The arrest of backup offensive lineman Jah Reid on two misdemeanor battery charges was the third involving a Ravens player in 22 days. That is nearly one per week since the middle of February.
Embarrassing? Without question. Have the Ravens become the NFL's bad boys again? You could make that argument.
All you have to do is bring up Ray Rice's TMZ video and the mug shots for Reid and wide receiver Deonte Thompson. Some will say it's unfair to put that label on the Ravens because two of the three players are backups and might not be on the team when the 2014 season kicks off. But the casual football fan will remember "three Ravens arrested in less than a month" and not the names of those players.
The Ravens have made significant strides to repair their image since the days of Ray Lewis pleading guilty to a obstruction of justice charge in a double murder and Jamal Lewis going to jail on a federal drug charge. I remember going to games in 2005 and seeing fans at opposing stadiums wearing orange jump suits with the name "Lewis" on back of them.
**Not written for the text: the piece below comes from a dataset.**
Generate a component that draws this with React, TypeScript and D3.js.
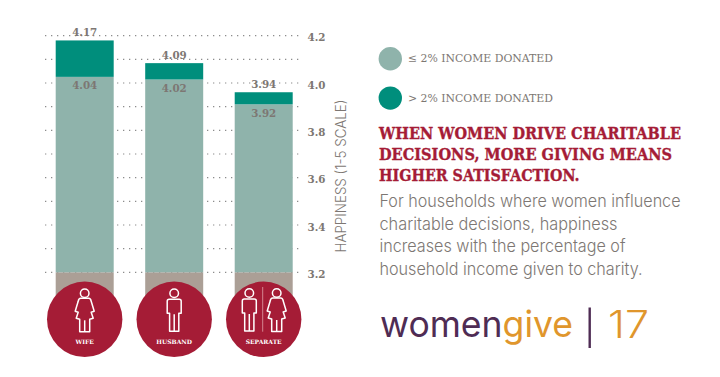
import React from "react";
import * as d3 from "d3";

const categories = ["WIFE", "HUSBAND", "SEPARATE"];
const lowLabels = ["4.04", "4.02", "3.92"];
const highLabels = ["4.17", "4.09", "3.94"];
const lowHeights = [4.026, 4.015, 3.91];
const highHeights = [4.18, 4.084, 3.961];
const gridValues = [4.2, 4.1, 4.0, 3.9, 3.8, 3.7, 3.6, 3.5, 3.4, 3.3, 3.2];
const tickValues = [4.2, 4.0, 3.8, 3.6, 3.4, 3.2];
const legendLabels = ["\u2264 2% INCOME DONATED", "> 2% INCOME DONATED"];
const headingLines = ["WHEN WOMEN DRIVE CHARITABLE", "DECISIONS, MORE GIVING MEANS", "HIGHER SATISFACTION."];
const headingWidths = [302, 293, 200.5];
const bodyLines = ["For households where women influence", "charitable decisions, happiness", "increases with the percentage of", "household income given to charity."];
const bodyWidths = [301, 238, 246, 263];

const y = d3.scaleLinear().domain([3.2, 4.2]).range([272.3, 35.7]);
const x = d3.scaleBand<string>().domain(categories).range([55.7, 292.7]).paddingInner(0.352).paddingOuter(0);

const SLAB = "'DejaVu Serif', serif";
const LIGHT = "Inter, Lato, sans-serif";
const TEAL_LIGHT = "#8fb3ab";
const TEAL = "#008e7c";
const TAUPE = "#ab9f96";
const RED = "#a51c36";
const GREY = "#7d7773";

function Woman({ cx, cy }: { cx: number; cy: number }) {
  return (
    <g transform={`translate(${cx},${cy})`} fill="none" stroke="#fff" strokeWidth={1.5} strokeLinejoin="round">
      <circle cx={0} cy={-26} r={4.3} />
      <path d="M-4,-21 L4,-21 Q6,-21 6.5,-18 L9.5,-8 L6.5,-7 L8.5,-1 L5,0 L5,12.4 L-5,12.4 L-5,0 L-8.5,-1 L-6.5,-7 L-9.5,-8 L-6.5,-18 Q-6,-21 -4,-21 Z" />
      <path d="M0,1 L0,12.4" />
    </g>
  );
}
function Man({ cx, cy }: { cx: number; cy: number }) {
  return (
    <g transform={`translate(${cx},${cy})`} fill="none" stroke="#fff" strokeWidth={1.5} strokeLinejoin="round">
      <circle cx={0} cy={-26} r={4.3} />
      <path d="M-5,-20 L5,-20 Q7,-20 7,-18 L7,-6 L4.6,-6 L4.6,12 L-4.6,12 L-4.6,-6 L-7,-6 L-7,-18 Q-7,-20 -5,-20 Z" />
      <path d="M0,-5 L0,12" />
    </g>
  );
}

export default function App() {
  const bw = x.bandwidth();
  const gridX: [number, number] = [45, 300.7];
  return (
    <svg width={720} height={377} style={{ position: "absolute", left: 0, top: 0, background: "#fff" }}>
      {gridValues.map((v) => (
        <line key={v} x1={gridX[0]} x2={gridX[1]} y1={y(v)} y2={y(v)} stroke="#8c8c8c" strokeWidth={1.2} strokeDasharray="1.3 4.7" />
      ))}
      {tickValues.map((v) => (
        <text key={v} x={307.5} y={y(v) + 5.6} fontFamily={SLAB} fontWeight={700} fontSize={10.3} fill={GREY}>{v.toFixed(1)}</text>
      ))}
      <text transform="translate(345.5,176) rotate(-90)" textAnchor="middle" fontFamily={LIGHT} fontWeight={300} fontSize={14} fill={GREY} textLength={153} lengthAdjust="spacingAndGlyphs">HAPPINESS (1-5 SCALE)</text>

      {categories.map((c, i) => {
        const bx = x(c)!;
        const cx = bx + bw / 2;
        return (
          <g key={c}>
            <rect x={bx} y={y(3.2)} width={bw} height={24} fill={TAUPE} />
            <rect x={bx} y={y(lowHeights[i])} width={bw} height={y(3.2) - y(lowHeights[i])} fill={TEAL_LIGHT} />
            <rect x={bx} y={y(highHeights[i])} width={bw} height={y(lowHeights[i]) - y(highHeights[i])} fill={TEAL} />
            <text x={cx} y={y(highHeights[i]) - 4.5} textAnchor="middle" fontFamily={SLAB} fontWeight={700} fontSize={10.3} fill={GREY}>{highLabels[i]}</text>
            <text x={cx} y={y(lowHeights[i]) + 12.5} textAnchor="middle" fontFamily={SLAB} fontWeight={700} fontSize={10.3} fill={GREY}>{lowLabels[i]}</text>
            <circle cx={cx} cy={319.3} r={37.7} fill={RED} />
            {c === "WIFE" && <Woman cx={cx} cy={319.3} />}
            {c === "HUSBAND" && <Man cx={cx} cy={319.3} />}
            {c === "SEPARATE" && (
              <g>
                <Man cx={cx - 14.4} cy={319} />
                <line x1={cx - 1} x2={cx - 1} y1={287} y2={331.7} stroke="#e0a0a8" strokeWidth={0.8} />
                <Woman cx={cx + 13} cy={319} />
              </g>
            )}
            <text x={cx} y={344} textAnchor="middle" fontFamily={SLAB} fontWeight={700} fontSize={6} fill="#fff">{c}</text>
          </g>
        );
      })}

      {legendLabels.map((l, i) => (
        <g key={l}>
          <circle cx={390.3} cy={58.7 + i * 39.4} r={11.7} fill={i === 0 ? TEAL_LIGHT : TEAL} />
          <text x={408} y={62 + i * 40} fontFamily={SLAB} fontSize={11.3} fill={GREY} textLength={145} lengthAdjust="spacingAndGlyphs">{l}</text>
        </g>
      ))}
      {headingLines.map((l, i) => (
        <text key={l} x={379} y={138.7 + i * 21} fontFamily={SLAB} fontWeight={700} fontSize={16} fill={RED} stroke={RED} strokeWidth={0.35} textLength={headingWidths[i]} lengthAdjust="spacingAndGlyphs">{l}</text>
      ))}
      {bodyLines.map((l, i) => (
        <text key={l} x={379.5} y={207 + i * 22.7} fontFamily={LIGHT} fontWeight={300} fontSize={17} fill={GREY} textLength={bodyWidths[i]} lengthAdjust="spacingAndGlyphs">{l}</text>
      ))}
      <text x={380} y={337} fontFamily={LIGHT} fontWeight={400} fontSize={36} textLength={193} lengthAdjust="spacingAndGlyphs">
        <tspan fill="#4f2c54">women</tspan><tspan fill="#e0962c">give</tspan>
      </text>
      <line x1={589.7} x2={589.7} y1={307.5} y2={348} stroke="#4f2c54" strokeWidth={2.4} />
      <text x={608} y={337.5} fontFamily={LIGHT} fontWeight={300} fontSize={38} fill="#e0962c" textLength={41} lengthAdjust="spacingAndGlyphs">17</text>
    </svg>
  );
}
Coach John Harbaugh made it a focus to make over the Ravens' bad boy persona, even going as far as shelving the all-black uniforms to avoid "playing into everyone's stereotypical thinking." In Harbaugh's first six seasons, only four Ravens had been arrested. None were starters, and linebacker Rolando McClain was arrested before even putting on a Ravens uniform.
Even though there has been a spike in arrests, it's hard to blame Harbaugh, because he can't be following 53 players to Atlantic City or Florida. It's also difficult to blame the Ravens, because Rice, Thompson and Reid had never been arrested before in their NFL careers. It's not like you can accuse the Ravens of keeping repeat offenders.
But it's hard to alter the national perception when the headlines have been about another Ravens player arrested. Bad news is bad news. This was already going to be a challenging offseason for the Ravens, who were coming off their first non-winning season under Harbaugh. The Ravens have to rebuild their offense, part of their front seven on defense, and now their image.
The Ravens were atop the football world a year ago as Super Bowl champions. Now, it feels like their image is at the bottom of it.